#### What you have to do:
Quote from the first line below through the line that contains "const STRETCH = 1.13;", both included, and leave the pictures out.

####################

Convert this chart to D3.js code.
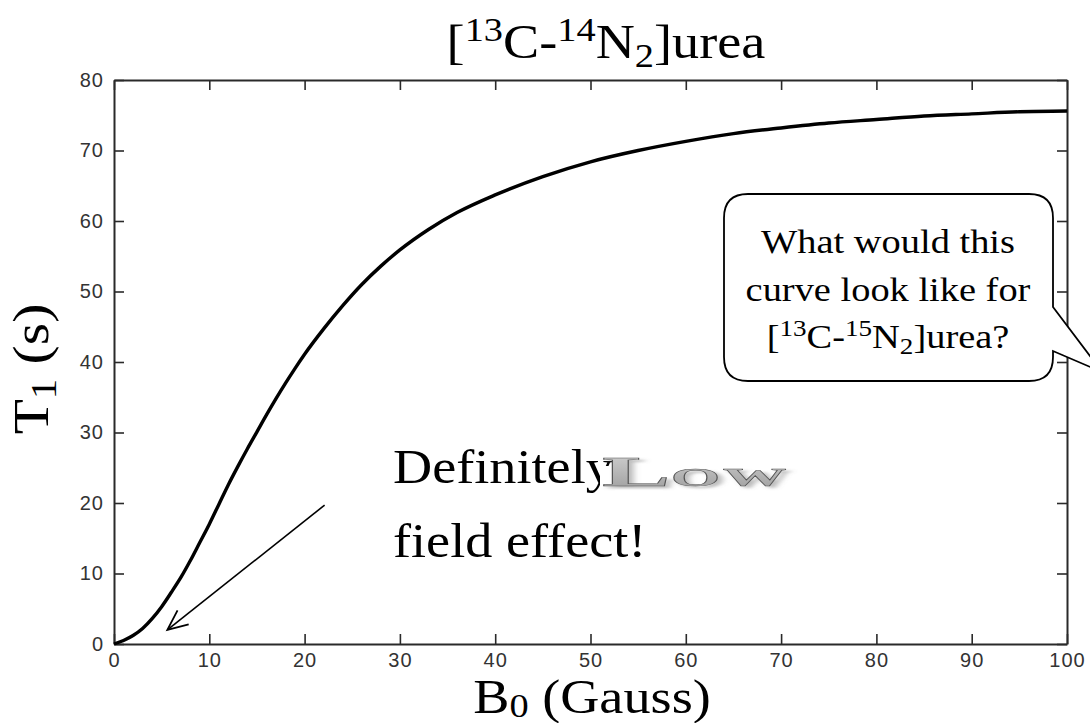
<!DOCTYPE html>
<html>
<head>
<meta charset="utf-8">
<script src="https://cdn.jsdelivr.net/npm/d3@7"></script>
<style>
  html, body { margin: 0; padding: 0; background: #fff; }
  svg { display: block; }
  .tick text { font-family: "Liberation Sans", Arial, sans-serif; font-size: 20px; fill: #333; letter-spacing: 1px; }
  .serif { font-family: "Liberation Serif", "Times New Roman", serif; }
</style>
</head>
<body>
<svg id="chart" width="1090" height="723"></svg>
<script>
// Field strength B0 (Gauss) and the matching T1 relaxation time (s)
const fieldGauss = [0, 1, 2, 3, 4, 5, 6, 7, 8, 9, 10, 11, 12, 13, 14, 15, 16, 17, 18, 19,
                    20, 22, 24, 26, 28, 30, 33, 36, 40, 45, 50, 55, 60, 65, 70, 75, 80,
                    85, 90, 95, 100];
const t1Seconds  = [0, 0.5, 1.2, 2.2, 3.6, 5.3, 7.3, 9.4, 11.8, 14.4, 17.0, 19.8, 22.6,
                    25.2, 27.7, 30.1, 32.5, 34.8, 37.0, 39.1, 41.1, 44.7, 48.0, 51.0,
                    53.6, 55.9, 58.8, 61.2, 63.7, 66.3, 68.4, 70.0, 71.3, 72.4, 73.2,
                    73.9, 74.4, 74.9, 75.2, 75.5, 75.6];
const xTicks = [0, 10, 20, 30, 40, 50, 60, 70, 80, 90, 100];
const yTicks = [0, 10, 20, 30, 40, 50, 60, 70, 80];

// Arrow annotation, in data units: tail then head
const arrowFrom = [22.1, 19.7];
const arrowTo   = [5.6, 2.0];

const svg = d3.select("#chart");
const W = 1090, H = 723;
const m = { left: 114, right: 1090 - 1067, top: 80, bottom: 723 - 644 };
const STRETCH = 1.13; // slide text is drawn a little wide

const x = d3.scaleLinear().domain([0, 100]).range([m.left, W - m.right]);
const y = d3.scaleLinear().domain([0, 80]).range([H - m.bottom, m.top]);

const axisColor = "#2a2a2a";
const tickLen = 10;

// Axes: ticks point inward on all four sides, like a boxed plot
const gx = svg.append("g").attr("transform", `translate(0,${y(0)})`)
  .call(d3.axisBottom(x).tickValues(xTicks).tickSizeInner(-tickLen).tickSizeOuter(0).tickPadding(11));
const gxTop = svg.append("g").attr("transform", `translate(0,${y(80)})`)
  .call(d3.axisTop(x).tickValues(xTicks).tickSizeInner(-tickLen).tickSizeOuter(0).tickFormat(""));
const gy = svg.append("g").attr("transform", `translate(${x(0)},0)`)
  .call(d3.axisLeft(y).tickValues(yTicks).tickSizeInner(-tickLen).tickSizeOuter(0).tickPadding(10));
const gyRight = svg.append("g").attr("transform", `translate(${x(100)},0)`)
  .call(d3.axisRight(y).tickValues(yTicks).tickSizeInner(-tickLen).tickSizeOuter(0).tickFormat(""));

[gx, gxTop, gy, gyRight].forEach(g => {
  g.attr("font-size", null).attr("font-family", null);
  g.select(".domain").attr("stroke", axisColor).attr("stroke-width", 2);
  g.selectAll(".tick line").attr("stroke", axisColor).attr("stroke-width", 1.6);
});
gx.selectAll(".tick text").attr("dy", "0.58em");

// T1 curve
const pts = fieldGauss.map((b, i) => [b, t1Seconds[i]]);
svg.append("path")
  .datum(pts)
  .attr("fill", "none")
  .attr("stroke", "#000")
  .attr("stroke-width", 3.4)
  .attr("stroke-linejoin", "round")
  .attr("d", d3.line().x(d => x(d[0])).y(d => y(d[1])).curve(d3.curveMonotoneX));

// Helper: serif text block stretched horizontally around an anchor point
function wideText(cx, cy, anchor, rotate) {
  const g = svg.append("g")
    .attr("transform", `translate(${cx},${cy})` + (rotate ? ` rotate(${rotate})` : "") + ` scale(${STRETCH},1)`);
  return g.append("text").attr("class", "serif").attr("text-anchor", anchor).attr("fill", "#000");
}

// Title
{
  const t = wideText(606, 58, "middle").attr("font-size", 48);
  t.append("tspan").text("[");
  t.append("tspan").attr("font-size", 34).attr("dy", -17).text("13");
  t.append("tspan").attr("dy", 17).text("C-");
  t.append("tspan").attr("font-size", 34).attr("dy", -17).text("14");
  t.append("tspan").attr("dy", 17).text("N");
  t.append("tspan").attr("font-size", 34).attr("dy", 9).text("2");
  t.append("tspan").attr("dy", -9).text("]urea");
}

// Axis titles
{
  const t = wideText(592, 713, "middle").attr("font-size", 48);
  t.append("tspan").text("B");
  t.append("tspan").attr("font-size", 34).attr("dy", 4).text("0");
  t.append("tspan").attr("dy", -4).text(" (Gauss)");
}
{
  const t = wideText(48, 369, "middle", -90).attr("font-size", 51);
  t.append("tspan").text("T");
  t.append("tspan").attr("font-size", 36).attr("dy", 8).text("1");
  t.append("tspan").attr("dy", -8).text(" (s)");
}

// Annotation text with the WordArt "Low" laid over the end of the first line
wideText(393, 483, "start").attr("font-size", 48).text("Definitely");
wideText(393, 557, "start").attr("font-size", 48).text("field effect!");

svg.append("rect").attr("x", 600).attr("y", 466).attr("width", 192).attr("height", 30).attr("fill", "#fff");
const defs = svg.append("defs");
const grad = defs.append("linearGradient").attr("id", "lowFill").attr("x1", 0).attr("y1", 0).attr("x2", 0).attr("y2", 1);
grad.append("stop").attr("offset", "0%").attr("stop-color", "#d4d4d4");
grad.append("stop").attr("offset", "100%").attr("stop-color", "#9a9a9a");
defs.append("filter").attr("id", "lowShadow")
  .append("feDropShadow").attr("dx", 2).attr("dy", 2).attr("stdDeviation", 1.2).attr("flood-color", "#777").attr("flood-opacity", 0.5);
{
  const g = svg.append("g").attr("transform", "translate(602,486) scale(2.45,1)");
  const t = g.append("text").attr("class", "serif")
    .attr("fill", "url(#lowFill)").attr("stroke", "#555").attr("stroke-width", 0.5)
    .attr("filter", "url(#lowShadow)").attr("font-weight", "bold");
  t.append("tspan").attr("font-size", 42).text("L");
  t.append("tspan").attr("font-size", 26).attr("letter-spacing", 1).text("OW");
}

// Arrow pointing at the low-field rise
{
  const [x1, y1] = [x(arrowFrom[0]), y(arrowFrom[1])];
  const [x2, y2] = [x(arrowTo[0]), y(arrowTo[1])];
  svg.append("line").attr("x1", x1).attr("y1", y1).attr("x2", x2).attr("y2", y2)
    .attr("stroke", "#000").attr("stroke-width", 1.6);
  const ang = Math.atan2(y1 - y2, x1 - x2);
  const hl = 22, spread = 0.42;
  const p1 = [x2 + hl * Math.cos(ang + spread), y2 + hl * Math.sin(ang + spread)];
  const p2 = [x2 + hl * Math.cos(ang - spread), y2 + hl * Math.sin(ang - spread)];
  svg.append("path")
    .attr("d", `M${p1[0]},${p1[1]}L${x2},${y2}L${p2[0]},${p2[1]}`)
    .attr("fill", "none").attr("stroke", "#000").attr("stroke-width", 1.8);
}

// Speech-bubble callout with its pointer running off the right edge
{
  const L = 724, R = 1053, T = 194, B = 381, r = 24;
  const tailTop = 307, tailBot = 351, tip = [1102, 372];
  const d = `M${L + r},${T} H${R - r} Q${R},${T} ${R},${T + r} V${tailTop}
             L${tip[0]},${tip[1]} L${R},${tailBot} V${B - r} Q${R},${B} ${R - r},${B}
             H${L + r} Q${L},${B} ${L},${B - r} V${T + r} Q${L},${T} ${L + r},${T} Z`;
  svg.append("path").attr("d", d).attr("fill", "#fff").attr("stroke", "#000").attr("stroke-width", 1.8);
  const cx = 888;
  wideText(cx, 253, "middle").attr("font-size", 34).text("What would this");
  wideText(cx, 301, "middle").attr("font-size", 34).text("curve look like for");
  const t = wideText(cx, 348, "middle").attr("font-size", 34);
  t.append("tspan").text("[");
  t.append("tspan").attr("font-size", 24).attr("dy", -12).text("13");
  t.append("tspan").attr("dy", 12).text("C-");
  t.append("tspan").attr("font-size", 24).attr("dy", -12).text("15");
  t.append("tspan").attr("dy", 12).text("N");
  t.append("tspan").attr("font-size", 24).attr("dy", 6).text("2");
  t.append("tspan").attr("dy", -6).text("]urea?");
}
</script>
</body>
</html>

####################

#### Answer below:
Convert this chart to D3.js code.
<!DOCTYPE html>
<html>
<head>
<meta charset="utf-8">
<script src="https://cdn.jsdelivr.net/npm/d3@7"></script>
<style>
  html, body { margin: 0; padding: 0; background: #fff; }
  svg { display: block; }
  .tick text { font-family: "Liberation Sans", Arial, sans-serif; font-size: 20px; fill: #333; letter-spacing: 1px; }
  .serif { font-family: "Liberation Serif", "Times New Roman", serif; }
</style>
</head>
<body>
<svg id="chart" width="1090" height="723"></svg>
<script>
// Field strength B0 (Gauss) and the matching T1 relaxation time (s)
const fieldGauss = [0, 1, 2, 3, 4, 5, 6, 7, 8, 9, 10, 11, 12, 13, 14, 15, 16, 17, 18, 19,
                    20, 22, 24, 26, 28, 30, 33, 36, 40, 45, 50, 55, 60, 65, 70, 75, 80,
                    85, 90, 95, 100];
const t1Seconds  = [0, 0.5, 1.2, 2.2, 3.6, 5.3, 7.3, 9.4, 11.8, 14.4, 17.0, 19.8, 22.6,
                    25.2, 27.7, 30.1, 32.5, 34.8, 37.0, 39.1, 41.1, 44.7, 48.0, 51.0,
                    53.6, 55.9, 58.8, 61.2, 63.7, 66.3, 68.4, 70.0, 71.3, 72.4, 73.2,
                    73.9, 74.4, 74.9, 75.2, 75.5, 75.6];
const xTicks = [0, 10, 20, 30, 40, 50, 60, 70, 80, 90, 100];
const yTicks = [0, 10, 20, 30, 40, 50, 60, 70, 80];

// Arrow annotation, in data units: tail then head
const arrowFrom = [22.1, 19.7];
const arrowTo   = [5.6, 2.0];

const svg = d3.select("#chart");
const W = 1090, H = 723;
const m = { left: 114, right: 1090 - 1067, top: 80, bottom: 723 - 644 };
const STRETCH = 1.13; // slide text is drawn a little wide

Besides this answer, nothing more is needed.